• [COLLECTED MATERIAL]:
↓
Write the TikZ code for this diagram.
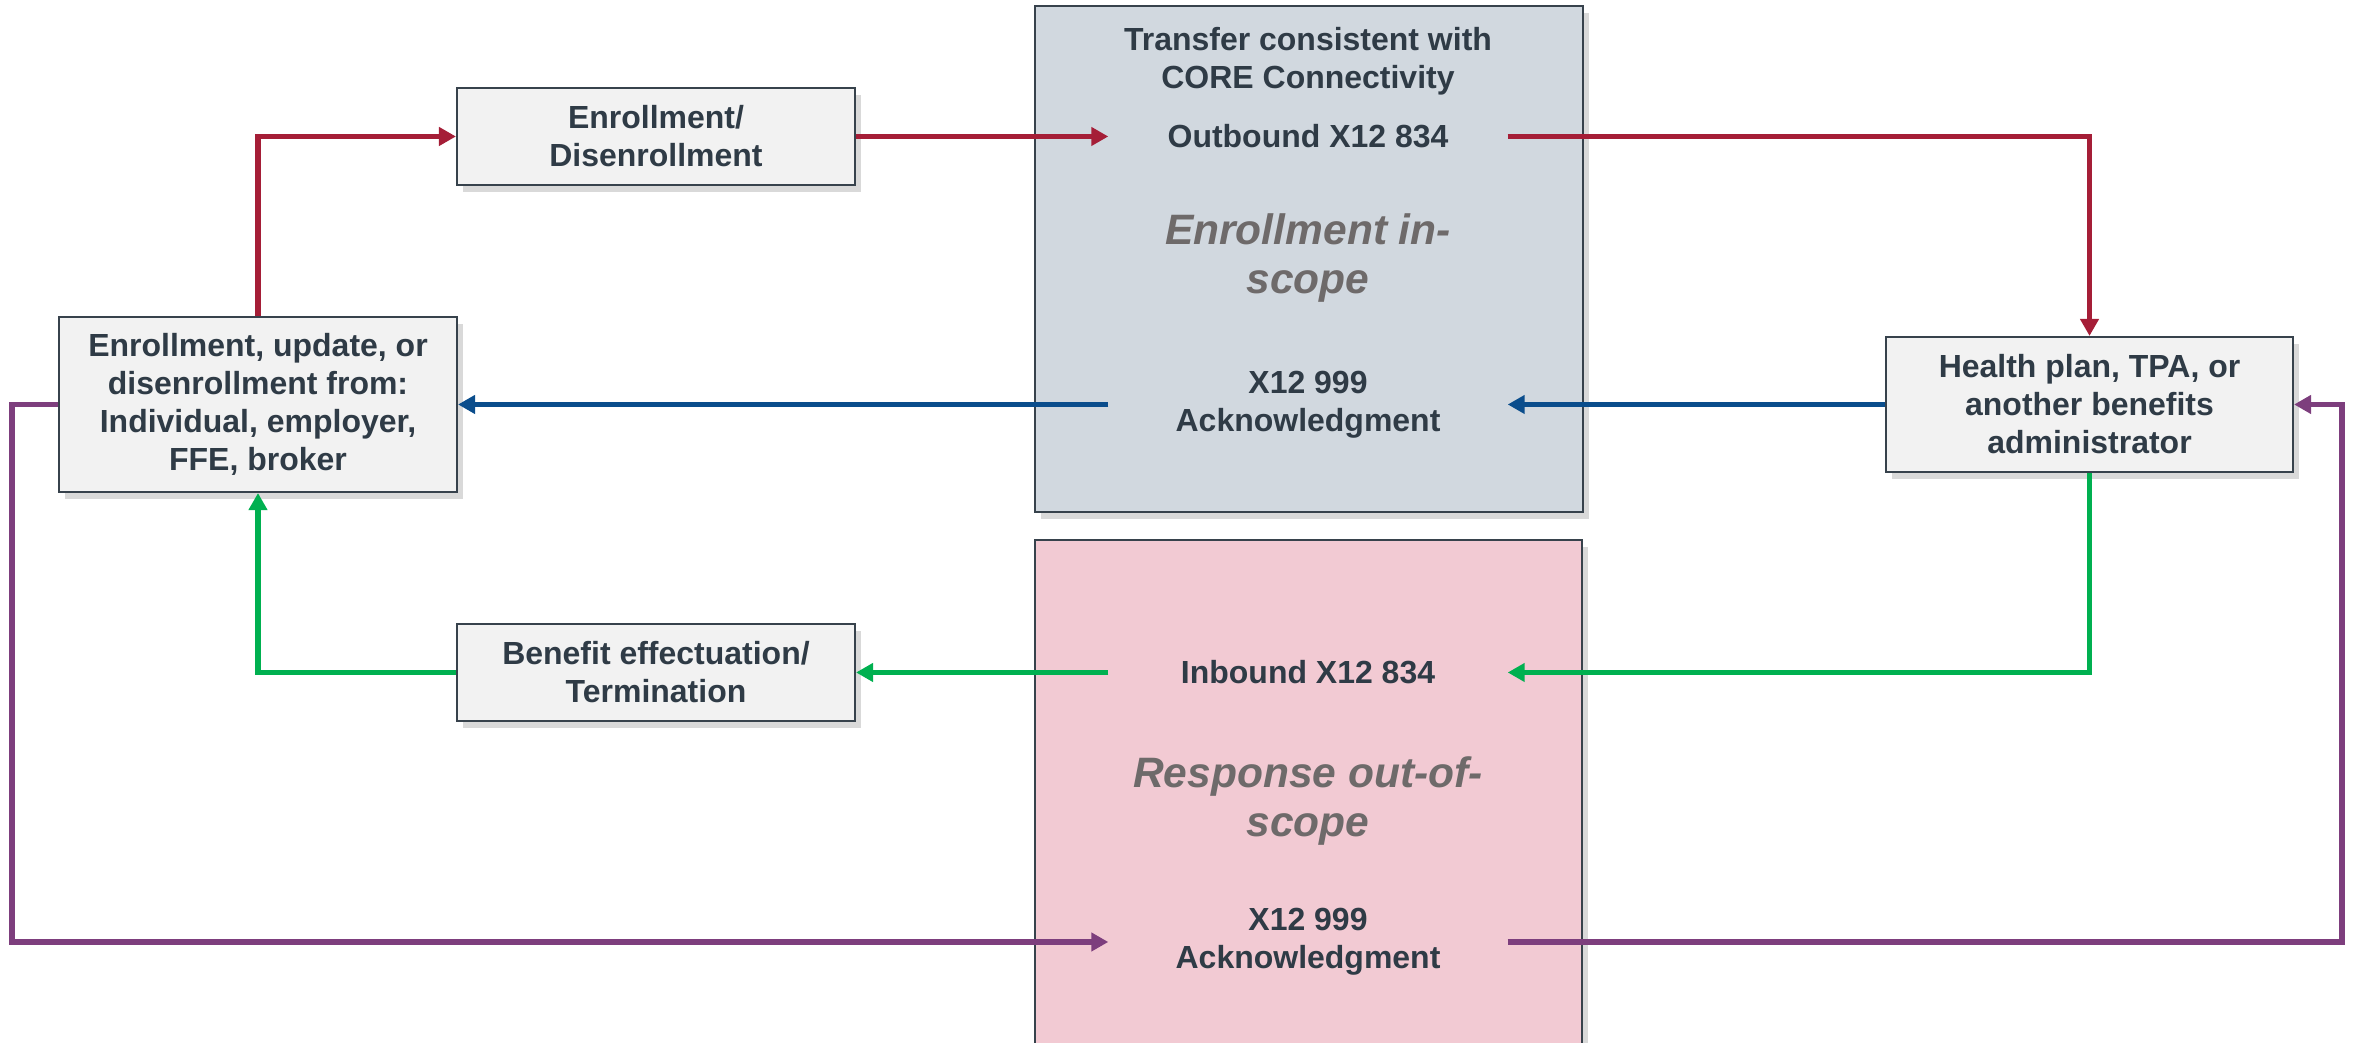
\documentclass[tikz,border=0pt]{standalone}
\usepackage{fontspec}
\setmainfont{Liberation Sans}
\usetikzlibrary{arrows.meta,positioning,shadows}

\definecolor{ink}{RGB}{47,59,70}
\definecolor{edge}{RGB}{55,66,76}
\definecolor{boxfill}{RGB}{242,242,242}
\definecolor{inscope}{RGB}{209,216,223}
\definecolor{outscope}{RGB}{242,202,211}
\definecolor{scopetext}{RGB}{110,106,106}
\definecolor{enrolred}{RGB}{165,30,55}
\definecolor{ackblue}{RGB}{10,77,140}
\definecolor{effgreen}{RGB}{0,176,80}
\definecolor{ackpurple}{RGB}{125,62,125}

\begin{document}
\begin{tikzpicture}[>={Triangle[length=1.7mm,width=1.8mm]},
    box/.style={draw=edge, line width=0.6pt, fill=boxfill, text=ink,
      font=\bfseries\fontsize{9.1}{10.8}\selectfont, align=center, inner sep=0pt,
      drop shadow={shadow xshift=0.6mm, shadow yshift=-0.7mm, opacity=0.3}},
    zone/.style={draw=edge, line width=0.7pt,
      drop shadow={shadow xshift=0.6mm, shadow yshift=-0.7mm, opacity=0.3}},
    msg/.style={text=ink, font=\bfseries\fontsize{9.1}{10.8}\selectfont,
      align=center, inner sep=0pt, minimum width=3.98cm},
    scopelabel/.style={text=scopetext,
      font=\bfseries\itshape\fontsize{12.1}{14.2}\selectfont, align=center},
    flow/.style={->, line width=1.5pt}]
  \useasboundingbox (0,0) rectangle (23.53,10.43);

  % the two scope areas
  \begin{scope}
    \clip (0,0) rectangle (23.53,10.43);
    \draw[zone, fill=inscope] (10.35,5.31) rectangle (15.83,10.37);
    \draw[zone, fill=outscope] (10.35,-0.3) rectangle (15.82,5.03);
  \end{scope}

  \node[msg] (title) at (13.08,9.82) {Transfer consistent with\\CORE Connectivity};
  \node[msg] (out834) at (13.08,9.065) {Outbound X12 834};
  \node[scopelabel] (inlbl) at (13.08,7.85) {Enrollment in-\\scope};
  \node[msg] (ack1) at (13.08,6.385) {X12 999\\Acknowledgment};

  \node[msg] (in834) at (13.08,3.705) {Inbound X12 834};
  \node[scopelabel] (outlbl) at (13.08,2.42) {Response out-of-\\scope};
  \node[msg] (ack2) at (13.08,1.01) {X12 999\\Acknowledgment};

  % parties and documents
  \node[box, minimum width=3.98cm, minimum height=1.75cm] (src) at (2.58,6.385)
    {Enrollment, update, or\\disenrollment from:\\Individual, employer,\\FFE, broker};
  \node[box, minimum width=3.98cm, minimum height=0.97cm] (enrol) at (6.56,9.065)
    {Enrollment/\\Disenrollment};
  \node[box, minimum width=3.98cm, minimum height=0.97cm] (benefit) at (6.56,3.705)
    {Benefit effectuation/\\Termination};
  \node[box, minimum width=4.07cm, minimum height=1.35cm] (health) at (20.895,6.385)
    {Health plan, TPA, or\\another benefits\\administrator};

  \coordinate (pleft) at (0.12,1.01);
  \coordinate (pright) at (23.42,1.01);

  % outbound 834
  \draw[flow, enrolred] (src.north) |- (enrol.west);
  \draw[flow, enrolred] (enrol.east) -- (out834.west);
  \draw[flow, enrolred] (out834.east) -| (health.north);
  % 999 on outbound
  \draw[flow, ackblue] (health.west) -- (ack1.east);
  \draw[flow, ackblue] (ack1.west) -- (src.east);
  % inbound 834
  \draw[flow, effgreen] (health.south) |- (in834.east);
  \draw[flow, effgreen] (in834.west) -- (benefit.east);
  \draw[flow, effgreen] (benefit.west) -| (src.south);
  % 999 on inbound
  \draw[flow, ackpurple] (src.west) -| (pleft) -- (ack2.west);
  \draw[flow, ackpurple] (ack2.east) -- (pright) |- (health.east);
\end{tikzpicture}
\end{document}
↑
• [EXERCISE DETAILS]:
Reproduce the material in full, word for word, and omit the pictures.

• [OUTPUT OF THE TASK]:
Write the TikZ code for this diagram.
\documentclass[tikz,border=0pt]{standalone}
\usepackage{fontspec}
\setmainfont{Liberation Sans}
\usetikzlibrary{arrows.meta,positioning,shadows}

\definecolor{ink}{RGB}{47,59,70}
\definecolor{edge}{RGB}{55,66,76}
\definecolor{boxfill}{RGB}{242,242,242}
\definecolor{inscope}{RGB}{209,216,223}
\definecolor{outscope}{RGB}{242,202,211}
\definecolor{scopetext}{RGB}{110,106,106}
\definecolor{enrolred}{RGB}{165,30,55}
\definecolor{ackblue}{RGB}{10,77,140}
\definecolor{effgreen}{RGB}{0,176,80}
\definecolor{ackpurple}{RGB}{125,62,125}

\begin{document}
\begin{tikzpicture}[>={Triangle[length=1.7mm,width=1.8mm]},
    box/.style={draw=edge, line width=0.6pt, fill=boxfill, text=ink,
      font=\bfseries\fontsize{9.1}{10.8}\selectfont, align=center, inner sep=0pt,
      drop shadow={shadow xshift=0.6mm, shadow yshift=-0.7mm, opacity=0.3}},
    zone/.style={draw=edge, line width=0.7pt,
      drop shadow={shadow xshift=0.6mm, shadow yshift=-0.7mm, opacity=0.3}},
    msg/.style={text=ink, font=\bfseries\fontsize{9.1}{10.8}\selectfont,
      align=center, inner sep=0pt, minimum width=3.98cm},
    scopelabel/.style={text=scopetext,
      font=\bfseries\itshape\fontsize{12.1}{14.2}\selectfont, align=center},
    flow/.style={->, line width=1.5pt}]
  \useasboundingbox (0,0) rectangle (23.53,10.43);

  % the two scope areas
  \begin{scope}
    \clip (0,0) rectangle (23.53,10.43);
    \draw[zone, fill=inscope] (10.35,5.31) rectangle (15.83,10.37);
    \draw[zone, fill=outscope] (10.35,-0.3) rectangle (15.82,5.03);
  \end{scope}

  \node[msg] (title) at (13.08,9.82) {Transfer consistent with\\CORE Connectivity};
  \node[msg] (out834) at (13.08,9.065) {Outbound X12 834};
  \node[scopelabel] (inlbl) at (13.08,7.85) {Enrollment in-\\scope};
  \node[msg] (ack1) at (13.08,6.385) {X12 999\\Acknowledgment};

  \node[msg] (in834) at (13.08,3.705) {Inbound X12 834};
  \node[scopelabel] (outlbl) at (13.08,2.42) {Response out-of-\\scope};
  \node[msg] (ack2) at (13.08,1.01) {X12 999\\Acknowledgment};

  % parties and documents
  \node[box, minimum width=3.98cm, minimum height=1.75cm] (src) at (2.58,6.385)
    {Enrollment, update, or\\disenrollment from:\\Individual, employer,\\FFE, broker};
  \node[box, minimum width=3.98cm, minimum height=0.97cm] (enrol) at (6.56,9.065)
    {Enrollment/\\Disenrollment};
  \node[box, minimum width=3.98cm, minimum height=0.97cm] (benefit) at (6.56,3.705)
    {Benefit effectuation/\\Termination};
  \node[box, minimum width=4.07cm, minimum height=1.35cm] (health) at (20.895,6.385)
    {Health plan, TPA, or\\another benefits\\administrator};

  \coordinate (pleft) at (0.12,1.01);
  \coordinate (pright) at (23.42,1.01);

  % outbound 834
  \draw[flow, enrolred] (src.north) |- (enrol.west);
  \draw[flow, enrolred] (enrol.east) -- (out834.west);
  \draw[flow, enrolred] (out834.east) -| (health.north);
  % 999 on outbound
  \draw[flow, ackblue] (health.west) -- (ack1.east);
  \draw[flow, ackblue] (ack1.west) -- (src.east);
  % inbound 834
  \draw[flow, effgreen] (health.south) |- (in834.east);
  \draw[flow, effgreen] (in834.west) -- (benefit.east);
  \draw[flow, effgreen] (benefit.west) -| (src.south);
  % 999 on inbound
  \draw[flow, ackpurple] (src.west) -| (pleft) -- (ack2.west);
  \draw[flow, ackpurple] (ack2.east) -- (pright) |- (health.east);
\end{tikzpicture}
\end{document}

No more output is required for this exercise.